▶ _EXERCISE GOAL_: Find every line in the records below that holds the word "image" and copy it.

▶ _THE DATA_:

◆ ◆ ◆

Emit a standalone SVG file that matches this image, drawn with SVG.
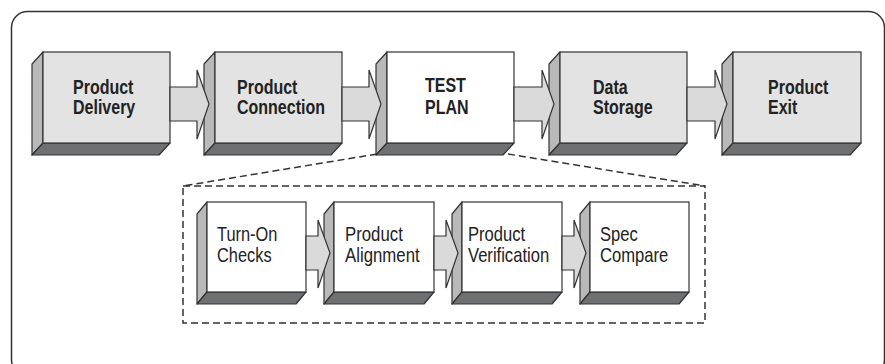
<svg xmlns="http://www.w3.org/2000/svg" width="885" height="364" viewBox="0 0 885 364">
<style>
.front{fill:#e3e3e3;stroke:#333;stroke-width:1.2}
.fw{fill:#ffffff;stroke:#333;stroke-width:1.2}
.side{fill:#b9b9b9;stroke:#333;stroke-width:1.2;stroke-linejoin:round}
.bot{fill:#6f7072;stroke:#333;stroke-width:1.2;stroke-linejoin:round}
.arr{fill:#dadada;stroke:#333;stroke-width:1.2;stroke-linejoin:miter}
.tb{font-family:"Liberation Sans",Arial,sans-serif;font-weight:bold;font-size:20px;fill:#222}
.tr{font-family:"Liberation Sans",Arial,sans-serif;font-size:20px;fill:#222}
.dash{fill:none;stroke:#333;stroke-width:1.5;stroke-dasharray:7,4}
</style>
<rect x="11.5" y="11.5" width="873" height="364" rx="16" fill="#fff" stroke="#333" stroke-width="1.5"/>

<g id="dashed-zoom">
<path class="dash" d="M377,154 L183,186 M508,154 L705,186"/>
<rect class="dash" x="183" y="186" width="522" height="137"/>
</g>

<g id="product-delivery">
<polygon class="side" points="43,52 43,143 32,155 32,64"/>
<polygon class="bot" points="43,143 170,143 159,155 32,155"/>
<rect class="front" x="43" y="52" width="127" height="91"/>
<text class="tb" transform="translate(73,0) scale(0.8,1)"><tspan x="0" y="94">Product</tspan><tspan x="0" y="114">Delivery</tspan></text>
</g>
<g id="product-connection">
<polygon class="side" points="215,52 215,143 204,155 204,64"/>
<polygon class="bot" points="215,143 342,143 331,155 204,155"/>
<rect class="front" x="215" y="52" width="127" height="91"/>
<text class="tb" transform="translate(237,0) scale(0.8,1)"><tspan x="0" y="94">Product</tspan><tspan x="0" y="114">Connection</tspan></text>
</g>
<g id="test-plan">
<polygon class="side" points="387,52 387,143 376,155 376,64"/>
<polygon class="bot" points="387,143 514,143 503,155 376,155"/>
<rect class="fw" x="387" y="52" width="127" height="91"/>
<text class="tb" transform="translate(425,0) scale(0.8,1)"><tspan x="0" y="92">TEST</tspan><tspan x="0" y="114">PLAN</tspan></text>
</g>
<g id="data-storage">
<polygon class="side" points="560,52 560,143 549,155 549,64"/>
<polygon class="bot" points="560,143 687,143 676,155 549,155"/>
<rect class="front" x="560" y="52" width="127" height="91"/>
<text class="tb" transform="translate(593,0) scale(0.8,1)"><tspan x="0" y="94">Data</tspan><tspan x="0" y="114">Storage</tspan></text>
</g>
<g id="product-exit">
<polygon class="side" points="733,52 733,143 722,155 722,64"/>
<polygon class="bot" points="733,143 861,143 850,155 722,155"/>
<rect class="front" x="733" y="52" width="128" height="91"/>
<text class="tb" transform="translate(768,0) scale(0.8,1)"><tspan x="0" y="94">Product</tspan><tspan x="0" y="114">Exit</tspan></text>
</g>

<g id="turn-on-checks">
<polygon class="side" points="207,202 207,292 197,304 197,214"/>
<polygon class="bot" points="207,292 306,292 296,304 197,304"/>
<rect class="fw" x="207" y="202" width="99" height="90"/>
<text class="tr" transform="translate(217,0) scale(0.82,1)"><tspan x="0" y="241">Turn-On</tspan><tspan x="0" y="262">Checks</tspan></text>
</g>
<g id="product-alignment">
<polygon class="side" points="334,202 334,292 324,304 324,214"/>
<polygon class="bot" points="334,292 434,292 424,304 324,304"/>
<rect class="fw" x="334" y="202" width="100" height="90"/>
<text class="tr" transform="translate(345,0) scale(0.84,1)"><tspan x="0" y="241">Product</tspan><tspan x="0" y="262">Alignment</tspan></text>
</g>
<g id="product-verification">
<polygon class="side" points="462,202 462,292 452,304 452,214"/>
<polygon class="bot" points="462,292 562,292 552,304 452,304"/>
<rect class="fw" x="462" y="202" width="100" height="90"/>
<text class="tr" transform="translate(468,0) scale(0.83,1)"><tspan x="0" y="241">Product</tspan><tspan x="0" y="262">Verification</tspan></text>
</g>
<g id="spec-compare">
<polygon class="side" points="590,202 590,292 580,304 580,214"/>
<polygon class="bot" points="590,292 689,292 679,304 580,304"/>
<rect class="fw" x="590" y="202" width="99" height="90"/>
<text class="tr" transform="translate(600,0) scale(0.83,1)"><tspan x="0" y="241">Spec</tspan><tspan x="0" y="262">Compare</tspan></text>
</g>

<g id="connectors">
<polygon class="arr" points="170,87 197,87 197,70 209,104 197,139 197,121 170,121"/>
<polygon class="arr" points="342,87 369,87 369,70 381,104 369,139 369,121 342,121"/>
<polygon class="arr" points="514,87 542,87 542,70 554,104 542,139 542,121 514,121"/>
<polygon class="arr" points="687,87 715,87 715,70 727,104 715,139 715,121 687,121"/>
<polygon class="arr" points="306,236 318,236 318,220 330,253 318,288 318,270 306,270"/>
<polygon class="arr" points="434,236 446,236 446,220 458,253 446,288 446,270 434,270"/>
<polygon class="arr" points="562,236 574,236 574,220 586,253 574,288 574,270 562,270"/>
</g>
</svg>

◆ ◆ ◆

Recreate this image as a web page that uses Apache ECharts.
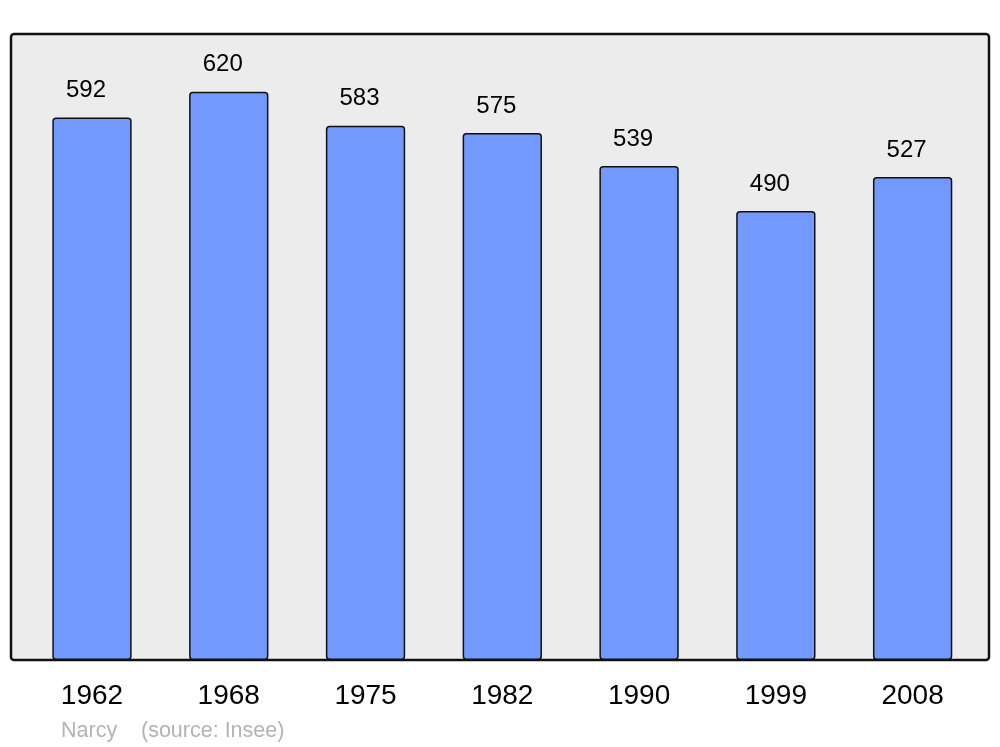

◆ ◆ ◆

▶ _ANSWER IN FULL_:
Emit a standalone SVG file that matches this image, drawn with SVG.
Recreate this image as a web page that uses Apache ECharts.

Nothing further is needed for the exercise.